— Task brief —
Give every line again exactly as it appears, please, but not the pictures.

— Information supplied —
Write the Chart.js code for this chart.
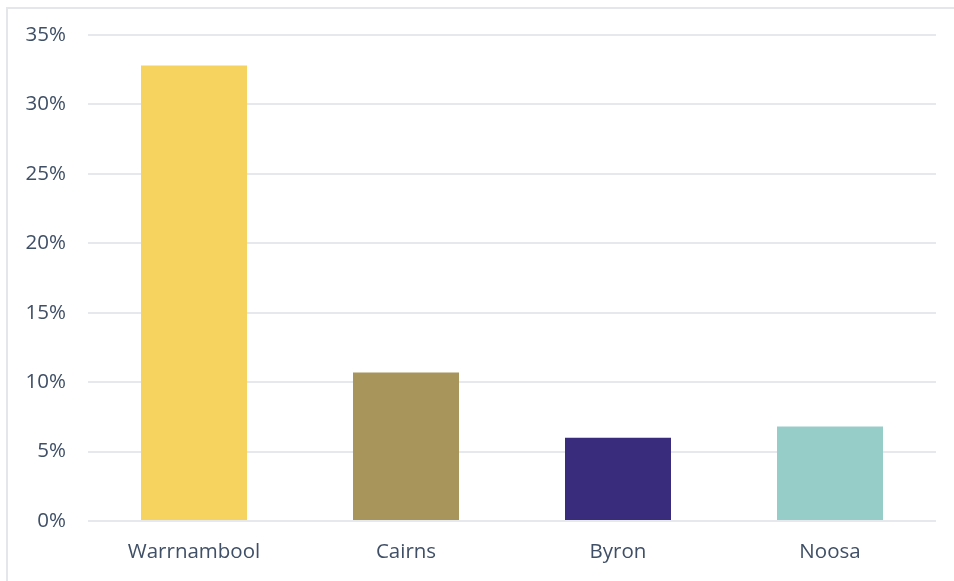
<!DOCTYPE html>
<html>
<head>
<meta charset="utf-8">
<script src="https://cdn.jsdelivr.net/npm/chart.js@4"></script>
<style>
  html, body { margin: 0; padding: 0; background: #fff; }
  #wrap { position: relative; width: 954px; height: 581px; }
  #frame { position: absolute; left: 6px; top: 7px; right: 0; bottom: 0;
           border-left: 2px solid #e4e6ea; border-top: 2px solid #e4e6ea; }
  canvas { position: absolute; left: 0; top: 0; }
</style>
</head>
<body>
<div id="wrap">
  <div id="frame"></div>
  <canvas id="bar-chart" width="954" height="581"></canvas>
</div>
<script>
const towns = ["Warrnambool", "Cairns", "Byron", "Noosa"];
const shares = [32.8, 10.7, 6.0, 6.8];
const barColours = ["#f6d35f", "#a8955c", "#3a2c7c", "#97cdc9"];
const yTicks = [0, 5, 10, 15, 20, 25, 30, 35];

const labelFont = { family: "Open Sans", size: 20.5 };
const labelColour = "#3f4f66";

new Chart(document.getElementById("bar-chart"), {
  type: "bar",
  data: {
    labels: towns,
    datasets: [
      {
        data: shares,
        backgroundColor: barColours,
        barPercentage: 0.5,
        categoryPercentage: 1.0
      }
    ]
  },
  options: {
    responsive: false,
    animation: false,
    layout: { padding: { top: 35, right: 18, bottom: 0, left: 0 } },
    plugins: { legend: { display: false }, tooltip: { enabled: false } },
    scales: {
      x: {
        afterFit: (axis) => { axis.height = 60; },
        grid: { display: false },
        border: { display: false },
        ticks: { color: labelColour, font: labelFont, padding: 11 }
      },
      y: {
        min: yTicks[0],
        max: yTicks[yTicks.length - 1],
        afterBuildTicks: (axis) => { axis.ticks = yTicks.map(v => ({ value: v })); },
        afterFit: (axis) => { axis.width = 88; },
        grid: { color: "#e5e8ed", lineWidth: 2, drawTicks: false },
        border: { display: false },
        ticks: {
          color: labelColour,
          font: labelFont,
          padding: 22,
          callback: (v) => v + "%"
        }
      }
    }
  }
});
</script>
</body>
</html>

— Worked answer —
Write the Chart.js code for this chart.
<!DOCTYPE html>
<html>
<head>
<meta charset="utf-8">
<script src="https://cdn.jsdelivr.net/npm/chart.js@4"></script>
<style>
  html, body { margin: 0; padding: 0; background: #fff; }
  #wrap { position: relative; width: 954px; height: 581px; }
  #frame { position: absolute; left: 6px; top: 7px; right: 0; bottom: 0;
           border-left: 2px solid #e4e6ea; border-top: 2px solid #e4e6ea; }
  canvas { position: absolute; left: 0; top: 0; }
</style>
</head>
<body>
<div id="wrap">
  <div id="frame"></div>
  <canvas id="bar-chart" width="954" height="581"></canvas>
</div>
<script>
const towns = ["Warrnambool", "Cairns", "Byron", "Noosa"];
const shares = [32.8, 10.7, 6.0, 6.8];
const barColours = ["#f6d35f", "#a8955c", "#3a2c7c", "#97cdc9"];
const yTicks = [0, 5, 10, 15, 20, 25, 30, 35];

const labelFont = { family: "Open Sans", size: 20.5 };
const labelColour = "#3f4f66";

new Chart(document.getElementById("bar-chart"), {
  type: "bar",
  data: {
    labels: towns,
    datasets: [
      {
        data: shares,
        backgroundColor: barColours,
        barPercentage: 0.5,
        categoryPercentage: 1.0
      }
    ]
  },
  options: {
    responsive: false,
    animation: false,
    layout: { padding: { top: 35, right: 18, bottom: 0, left: 0 } },
    plugins: { legend: { display: false }, tooltip: { enabled: false } },
    scales: {
      x: {
        afterFit: (axis) => { axis.height = 60; },
        grid: { display: false },
        border: { display: false },
        ticks: { color: labelColour, font: labelFont, padding: 11 }
      },
      y: {
        min: yTicks[0],
        max: yTicks[yTicks.length - 1],
        afterBuildTicks: (axis) => { axis.ticks = yTicks.map(v => ({ value: v })); },
        afterFit: (axis) => { axis.width = 88; },
        grid: { color: "#e5e8ed", lineWidth: 2, drawTicks: false },
        border: { display: false },
        ticks: {
          color: labelColour,
          font: labelFont,
          padding: 22,
          callback: (v) => v + "%"
        }
      }
    }
  }
});
</script>
</body>
</html>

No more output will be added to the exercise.